Each line that holds the word "React" should be returned.
########################################
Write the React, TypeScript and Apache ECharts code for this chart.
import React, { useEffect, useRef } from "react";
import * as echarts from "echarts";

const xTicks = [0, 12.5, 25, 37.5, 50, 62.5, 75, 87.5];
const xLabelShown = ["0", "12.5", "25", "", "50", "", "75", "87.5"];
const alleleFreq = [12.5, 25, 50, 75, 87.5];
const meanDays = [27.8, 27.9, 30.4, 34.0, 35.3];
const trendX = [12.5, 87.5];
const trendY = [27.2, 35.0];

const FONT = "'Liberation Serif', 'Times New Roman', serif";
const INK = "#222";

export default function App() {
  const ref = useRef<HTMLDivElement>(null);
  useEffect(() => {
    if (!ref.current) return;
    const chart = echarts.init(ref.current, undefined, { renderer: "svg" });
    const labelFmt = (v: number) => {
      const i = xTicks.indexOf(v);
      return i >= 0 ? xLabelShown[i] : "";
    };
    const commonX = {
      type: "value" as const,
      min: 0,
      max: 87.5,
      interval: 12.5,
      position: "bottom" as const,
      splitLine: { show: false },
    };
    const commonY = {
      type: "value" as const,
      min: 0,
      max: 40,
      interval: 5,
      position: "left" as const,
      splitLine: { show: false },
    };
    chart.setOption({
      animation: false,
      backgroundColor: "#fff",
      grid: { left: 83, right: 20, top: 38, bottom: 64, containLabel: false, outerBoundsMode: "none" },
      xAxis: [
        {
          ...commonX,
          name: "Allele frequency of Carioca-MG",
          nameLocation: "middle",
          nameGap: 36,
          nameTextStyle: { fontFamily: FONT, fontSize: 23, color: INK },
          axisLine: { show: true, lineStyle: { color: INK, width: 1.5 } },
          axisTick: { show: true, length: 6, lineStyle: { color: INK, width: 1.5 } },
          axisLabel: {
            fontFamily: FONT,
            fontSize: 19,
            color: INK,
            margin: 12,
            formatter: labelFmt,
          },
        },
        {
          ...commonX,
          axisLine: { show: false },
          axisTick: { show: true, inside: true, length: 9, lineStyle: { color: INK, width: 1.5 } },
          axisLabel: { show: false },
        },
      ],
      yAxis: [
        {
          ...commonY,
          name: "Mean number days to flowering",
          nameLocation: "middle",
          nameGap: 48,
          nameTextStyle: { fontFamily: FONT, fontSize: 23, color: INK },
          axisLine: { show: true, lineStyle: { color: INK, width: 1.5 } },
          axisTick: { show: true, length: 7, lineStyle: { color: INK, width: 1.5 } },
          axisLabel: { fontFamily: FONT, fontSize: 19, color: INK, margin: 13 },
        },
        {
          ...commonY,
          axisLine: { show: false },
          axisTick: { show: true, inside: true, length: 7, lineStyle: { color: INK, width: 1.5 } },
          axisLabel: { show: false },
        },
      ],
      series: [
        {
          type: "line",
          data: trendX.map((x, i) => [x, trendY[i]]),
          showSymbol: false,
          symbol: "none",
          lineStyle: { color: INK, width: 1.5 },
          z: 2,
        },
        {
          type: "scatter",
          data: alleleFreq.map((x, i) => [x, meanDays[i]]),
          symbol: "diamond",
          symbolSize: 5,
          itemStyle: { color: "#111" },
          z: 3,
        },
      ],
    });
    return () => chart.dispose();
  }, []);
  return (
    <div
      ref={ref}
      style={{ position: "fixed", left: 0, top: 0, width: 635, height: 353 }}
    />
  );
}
########################################
Complete answer:
Write the React, TypeScript and Apache ECharts code for this chart.
import React, { useEffect, useRef } from "react";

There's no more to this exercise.